Voilà, c’est fini. Nous n’avons même pas eu le temps de visiter Niamey – il faut dire qu’il n’y a pas grand-chose à visiter, hormis le musée national, qui recèle paraît-il quelques collections intéressantes, et le centre d’artisanat, où nous sommes allés hier.
En outre, pour des raisons de sécurité, Oxfam déconseille fortement à ses coopérants étrangers de se déplacer en ville à la nuit tombée. Là, j’avoue que nous avons quand même un peu désobéi, notamment hier soir: nous avons hélé un chauffeur de taxi dans la rue en sortant du village d’artisanat, et nous lui avons demandé de nous emmener dans un maquis, n’importe lequel, bon et pas cher. On a pris là notre meilleur repas «depuis depuis» (pâte maïs, sauce arachides, brochettes de langue et de filet de boeuf), qui nous a coûté la faramineuse somme de 2400 FCFA (4,50$), bières incluses.
Mis à part cela et une ou deux autres missions de ravitaillement, le Niamey nocturne restera donc pour nous une énigme – d’autant plus que, à cause du ramadan, la plupart des bars, restos et maquis tournent au ralenti (quand ils ouvrent). Pour ce qui est du Niamey diurne, nous avons (évidemment) visité le grand marché, mais franchement, la chaleur et le travail à abattre nous ont plutôt poussés à nous replier sous la paillote de l’hôtel, où nous avons l’électricité, le wi-fi, une petite brise qui agite manguiers, ficus et autres magnolias ainsi que des paons qui nous visitent de temps en temps et nous honorent parfois d’une roue bien orgueilleuse.
À la fin du jour, quand le muezzin lance l’appel à la prière d’Asr (vers 18h15), nous fermons tout: c’est l’heure de la sainte bière au bord de la piscine, dont l’eau, exposée tout le jour à un soleil ardent, est plus chaude que celle de mon bain en plein hiver.

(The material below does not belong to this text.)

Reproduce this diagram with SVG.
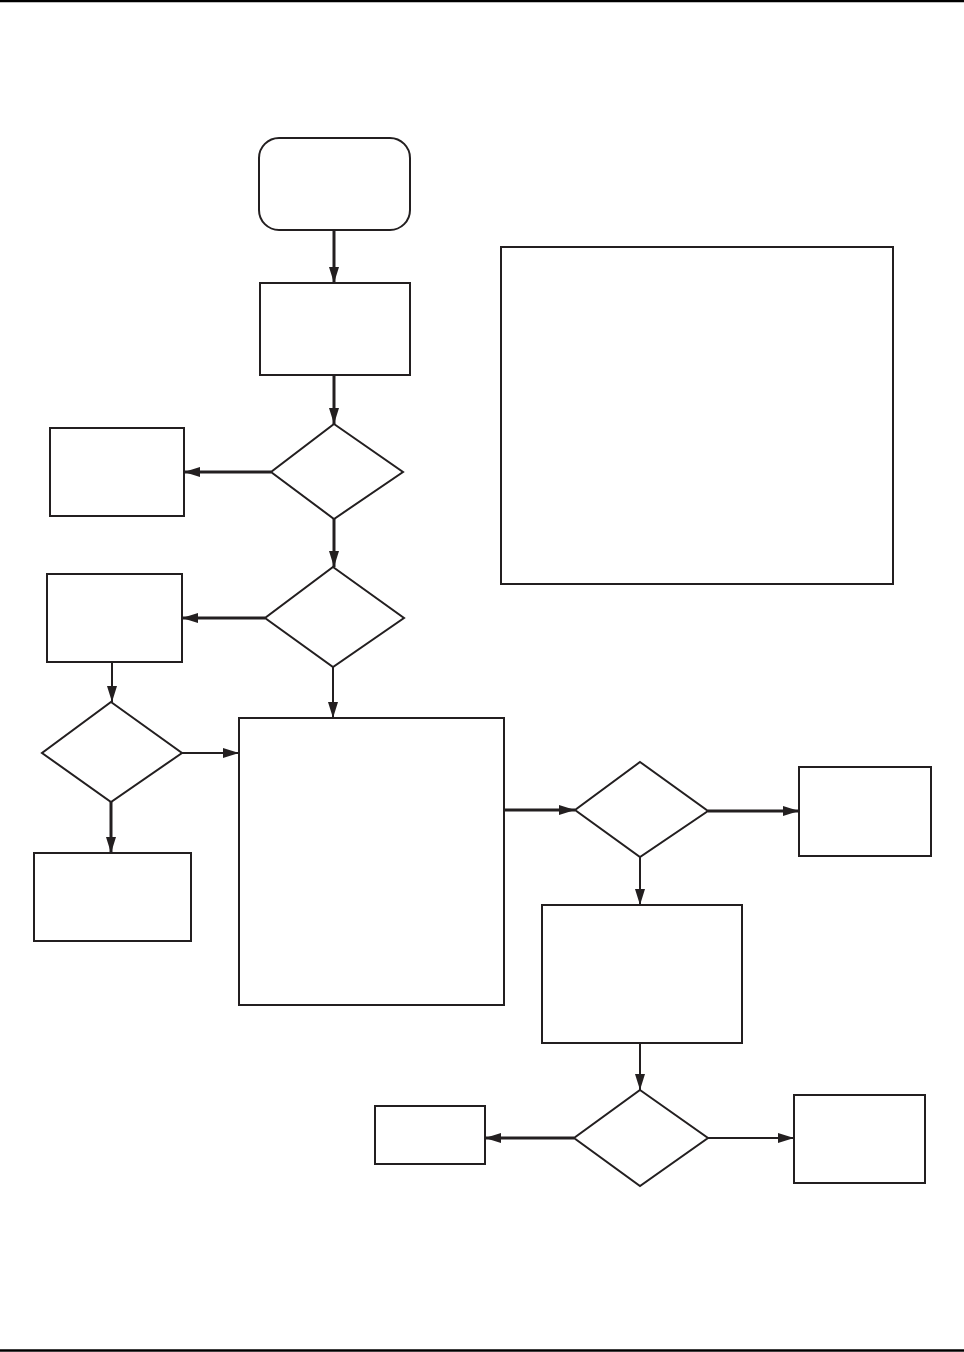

C’est donc dire que le seul rafraîchissement qu’elle procure, c’est quand on en sort. Mais bon. La bière locale, la Niger, fait son office honnêtement. D’ailleurs, c’est assez drôle, elle a un surnom, qui est même plus utilisé que son nom: commandez deux Niger, le garçon vous fera répéter. Demandez-lui deux Conjonctures, il ne cillera pas le moins du monde. L’explication, telle que la donne Wikipédia: «Au Niger, lorsque la conjoncture économique de 1986 pousse à la dévaluation du franc CFA, la brasserie Braniger réduit le volume de sa bière de 75 cl à 43 cl pour conserver son prix, et répond aux clients se demandant pourquoi la bouteille de bière est plus petite: « C’est la conjoncture ! » Le terme est depuis utilisé pour désigner la bière même.»
Pour en revenir à Niamey, c’est une drôle de ville, toute désordonnée, pas jolie du tout sauf près du fleuve, dont les rives de sable ocre accueillent une vie qui ne s’arrête jamais: laveurs de linge (oui, surtout des hommes, c’est leur métier), troupeaux et bergers, enfants qui jouent, cueilleurs, jardiniers, pêcheurs et, à la nuit tombée, concert de grenouilles.
Il nous reste à assembler les tonnes d’images que nous avons recueillies pour laisser quelque chose à montrer au villageois en attendant le documentaire définitif, à faire nos valises, changer nos francs CFA et nous réveiller en pleine nuit pour aller somnoler au trépidant aéroport de Niamey dans l’attente de notre vol, qui décolle à 5h30. Non, c’est pas humain.